13 Aug 2019
Project can digitize materials' reflectance properties more rapidly than previously possible.
Effective visual rendering of real-world objects in graphical or animated form depends upon accurate knowledge of how light interacts with, and is reflected by, the material in question, so that its behavior can be accurately recreated.A key parameter is the bidirectional reflectance distribution function (BRDF), a four-dimensional value defining how light is reflected at an opaque surface as a function of both illumination and viewing geometries.
Datasets of real-world BRDF measurements for different materials are currently limited, not least because the process of scanning a four-dimensional domain at sufficient resolution and recording the relevant results can be a very time-consuming process.

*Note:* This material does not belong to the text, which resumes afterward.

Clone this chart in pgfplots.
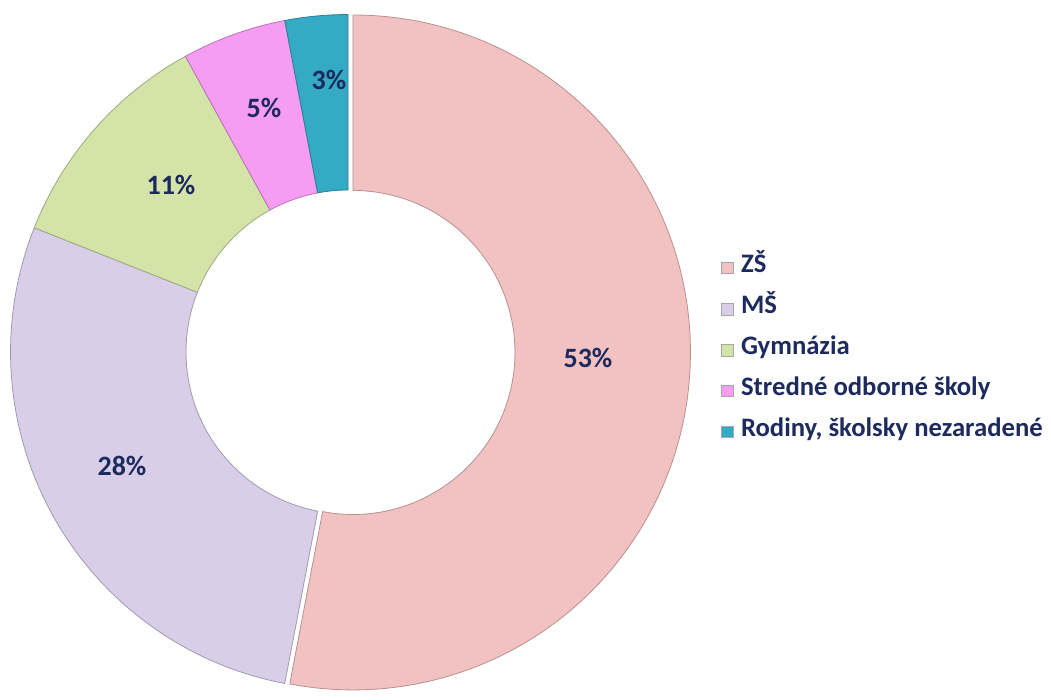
\documentclass[border=0pt]{standalone}
\usepackage{pgfplots}
\pgfplotsset{compat=1.18}
\usetikzlibrary{calc}
\usepackage{fontspec}
\setmainfont{Carlito}
\definecolor{cZS}{RGB}{242,194,194}
\definecolor{cMS}{RGB}{216,206,232}
\definecolor{cGY}{RGB}{212,227,168}
\definecolor{cSO}{RGB}{246,156,243}
\definecolor{cRO}{RGB}{52,170,196}
\definecolor{txt}{RGB}{28,42,94}
% #1 start angle, #2 value in percent, #3 colour, #4 explode distance
\newcommand{\slice}[4]{%
  \fill[#3, draw=#3!75!black, line width=0.6pt, line join=round]
    ($(axis cs:348,334)+({#1-1.8*#2}:#4)+({#1}:121.5pt)$)
    -- ++({#1}:131.6pt)
    arc[start angle={#1}, delta angle={-3.6*#2}, radius=253.1pt]
    -- ++({#1-3.6*#2+180}:131.6pt)
    arc[start angle={#1-3.6*#2}, delta angle={3.6*#2}, radius=121.5pt]
    -- cycle;}
\begin{document}
\begin{tikzpicture}
\begin{axis}[
  x=0.75pt, y=0.75pt, xmin=0, xmax=1051, ymin=0, ymax=686,
  hide axis, clip=false,
  legend cell align=left,
  legend style={draw=none, fill=none, at={(axis cs:717,436)}, anchor=north west,
    font=\bfseries\fontsize{20}{24}\selectfont, text=txt,
    nodes={inner xsep=2pt, inner ysep=0pt, text height=15pt, text depth=15.75pt}},
  legend image code/.code={\fill[#1, draw=black!35, line width=0.3pt] (0pt,-0.2pt) rectangle (8.5pt,8.3pt); \path (12.5pt,0pt);},
]
\path (axis cs:0,0) rectangle (axis cs:1051,686);
\slice{90}{53}{cZS}{3.75pt}
\slice{90-3.6*53}{28}{cMS}{0pt}
\slice{90-3.6*81}{11}{cGY}{0pt}
\slice{90-3.6*92}{5}{cSO}{0pt}
\slice{90-3.6*97}{3}{cRO}{0pt}
\begin{scope}[font=\bfseries\fontsize{21}{24}\selectfont, text=txt]
\node at (axis cs:588,328) {53\%};
\node at (axis cs:122,220) {28\%};
\node at (axis cs:171,501) {11\%};
\node at (axis cs:264,578) {5\%};
\node at (axis cs:329,606) {3\%};
\end{scope}
\addlegendimage{fill=cZS}\addlegendentry{ZŠ}
\addlegendimage{fill=cMS}\addlegendentry{MŠ}
\addlegendimage{fill=cGY}\addlegendentry{Gymnázia}
\addlegendimage{fill=cSO}\addlegendentry{Stredné odborné školy}
\addlegendimage{fill=cRO}\addlegendentry{Rodiny, školsky nezaradené}
\end{axis}
\end{tikzpicture}
\end{document}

A project at the Swiss research institute EPFL has started to tackle this hurdle, setting itself the goal of digitizing the visual appearance of "all natural and synthetic materials in the world," and building the biggest-ever database of relevant parameters.

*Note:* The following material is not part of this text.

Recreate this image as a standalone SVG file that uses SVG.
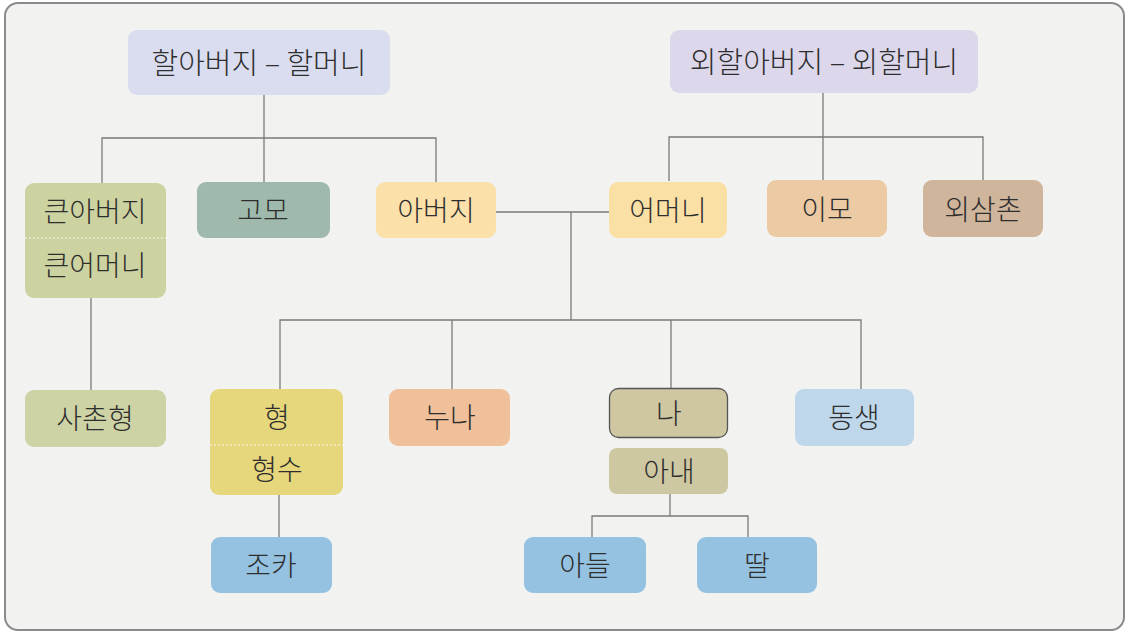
<svg xmlns="http://www.w3.org/2000/svg" width="1129" height="634" viewBox="0 0 1129 634">
<style>
.bg{fill:#f2f2f1;stroke:#8a8a8a;stroke-width:2}
.t{font-family:"Noto Sans CJK KR","Noto Sans",sans-serif;font-size:28px;font-weight:300;fill:#2e2e2e;text-anchor:middle;dominant-baseline:central}
.tt{font-size:29px}
.ln{fill:none;stroke:#7a7a7a;stroke-width:1.3}
.dv{stroke:#ffffff;stroke-width:1.2;stroke-dasharray:2 2;opacity:.85}
</style>
<rect class="bg" x="5" y="3" width="1119" height="627" rx="13"/>
<g id="connectors">
<path class="ln" d="M264 95V182M102 183V138H436V182"/>
<path class="ln" d="M823 93V180M669 181V137H983V180"/>
<path class="ln" d="M496 212H609M571 212V320M280 389V320H861V389M452 320V389M671 320V388"/>
<path class="ln" d="M91 298V390"/>
<path class="ln" d="M279 495V537"/>
<path class="ln" d="M670 494V516M592 537V516H748V537"/>
</g>
<g id="grandparents"><rect x="128" y="30" width="262" height="65" rx="9" fill="#d9ddef"/><text class="t tt" x="259" y="61">할아버지 – 할머니</text></g>
<g id="maternal-grandparents"><rect x="670" y="30" width="308" height="63" rx="9" fill="#ddd7ec"/><text class="t tt" x="824" y="60">외할아버지 – 외할머니</text></g>
<g id="uncle-aunt"><rect x="25" y="183" width="141" height="115" rx="9" fill="#cdd3a0"/><line class="dv" x1="25" y1="238" x2="166" y2="238"/><text class="t" x="95" y="210">큰아버지</text><text class="t" x="95" y="264">큰어머니</text></g>
<g id="gomo"><rect x="197" y="182" width="133" height="56" rx="9" fill="#9fbaad"/><text class="t" x="263" y="209">고모</text></g>
<g id="father"><rect x="376" y="182" width="120" height="56" rx="9" fill="#fbe0aa"/><text class="t" x="436" y="209">아버지</text></g>
<g id="mother"><rect x="609" y="182" width="118" height="56" rx="9" fill="#fbe0a6"/><text class="t" x="668" y="209">어머니</text></g>
<g id="imo"><rect x="767" y="180" width="120" height="57" rx="9" fill="#ebcaa4"/><text class="t" x="827" y="208">이모</text></g>
<g id="oesamchon"><rect x="923" y="180" width="120" height="57" rx="9" fill="#ceb59b"/><text class="t" x="983" y="208">외삼촌</text></g>
<g id="cousin"><rect x="25" y="390" width="141" height="57" rx="9" fill="#cdd3a5"/><text class="t" x="95" y="417">사촌형</text></g>
<g id="brother"><rect x="210" y="389" width="133" height="106" rx="9" fill="#e6d67c"/><line class="dv" x1="210" y1="445" x2="343" y2="445"/><text class="t" x="277" y="416">형</text><text class="t" x="277" y="468">형수</text></g>
<g id="sister"><rect x="389" y="389" width="121" height="57" rx="9" fill="#efc09a"/><text class="t" x="450" y="416">누나</text></g>
<g id="me"><rect x="609.5" y="388.5" width="118" height="49" rx="9" fill="#cec7a2" stroke="#555" stroke-width="1.3"/><text class="t" x="669" y="412">나</text></g>
<g id="wife"><rect x="609" y="448" width="119" height="46" rx="8" fill="#cec8a2"/><text class="t" x="669" y="470">아내</text></g>
<g id="younger-sibling"><rect x="795" y="389" width="119" height="57" rx="9" fill="#bfd7ea"/><text class="t" x="854" y="416">동생</text></g>
<g id="nephew"><rect x="211" y="537" width="121" height="56" rx="9" fill="#95c2e1"/><text class="t" x="271" y="564">조카</text></g>
<g id="son"><rect x="524" y="537" width="122" height="56" rx="9" fill="#95c2e1"/><text class="t" x="585" y="564">아들</text></g>
<g id="daughter"><rect x="697" y="537" width="120" height="56" rx="9" fill="#95c2e1"/><text class="t" x="757" y="564">딸</text></g>
</svg>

"Our goal is to put together a very comprehensive library of materials—not just to recreate them, but also to understand mathematically what makes them look the way that they do," said Wenzel Jakob of EPFL's Realistic Graphics Lab (RGL).
The project will make use of hardware and software developed at RGL, including the lab's customized goniophotometer and computational software tailored specifically to assist rapid BRDF acquisition.
RGL's goniophotometer simultaneously illuminates and observes a vertically mounted sample from arbitrary directions using a set of four motorized axes, while illumination arrives from a static light source installed in an adjacent room partition, with the illumination direction being controlled by rotating the sample mount.
“A conventional camera only records red, green and blue color information that is visible to the human eye," commented Jakob. "We instead use a spectrometer that records hundreds of wavelengths throughout the entire visual spectrum, extending even to UV and infrared. That wealth of data provides us with much more information about a material that enables us to simulate its appearance extremely precisely."
According to RGL data, the sensor head revolves around the sample at about 3 meters per second, acquiring measurements at a frequency of 1Khz with an angular precision of 1 mrad or around 0.06 degrees.
Architecture, computer vision and the entertainment industry
Analyzing the optical data recorded involves RGL's bespoke software, developed to automatically adapt to the behavior of a material by warping the underlying 4D domain so that most of the volume maps to regions where the BRDF takes on non-negligible values, while irrelevant regions are strongly compressed. One immediate result of this adaptation is that the data acquisition time is significantly reduced.
In a 2018 paper describing the computational method, Jakob commented that the availability of BRDF datasets such as the one proposed by EPFL was timely, given current attention being paid to rendering of spectral data in several industrial contexts. An eventual comprehensive spectral dataset built up by the project will enable future advances in the area of material modeling and other sectors, according to EPFL.
RGL's initial dataset is said to contain materials with spectrally interesting behavior, including multiple types of iridescent, opalescent, and color-changing paints. The project commented that other materials initially appearing to be well-described by geometric optics can exhibit oscillatory behavior in the spectral domain, indicating wave-optical interference, and these will now be studied further by the project.
"This kind of material data is invaluable in areas like architecture, computer vision, or the entertainment industry," he said. "We've recently started working with Weta Digital and Industrial Light & Magic, who make movies like Avatar and Star Wars."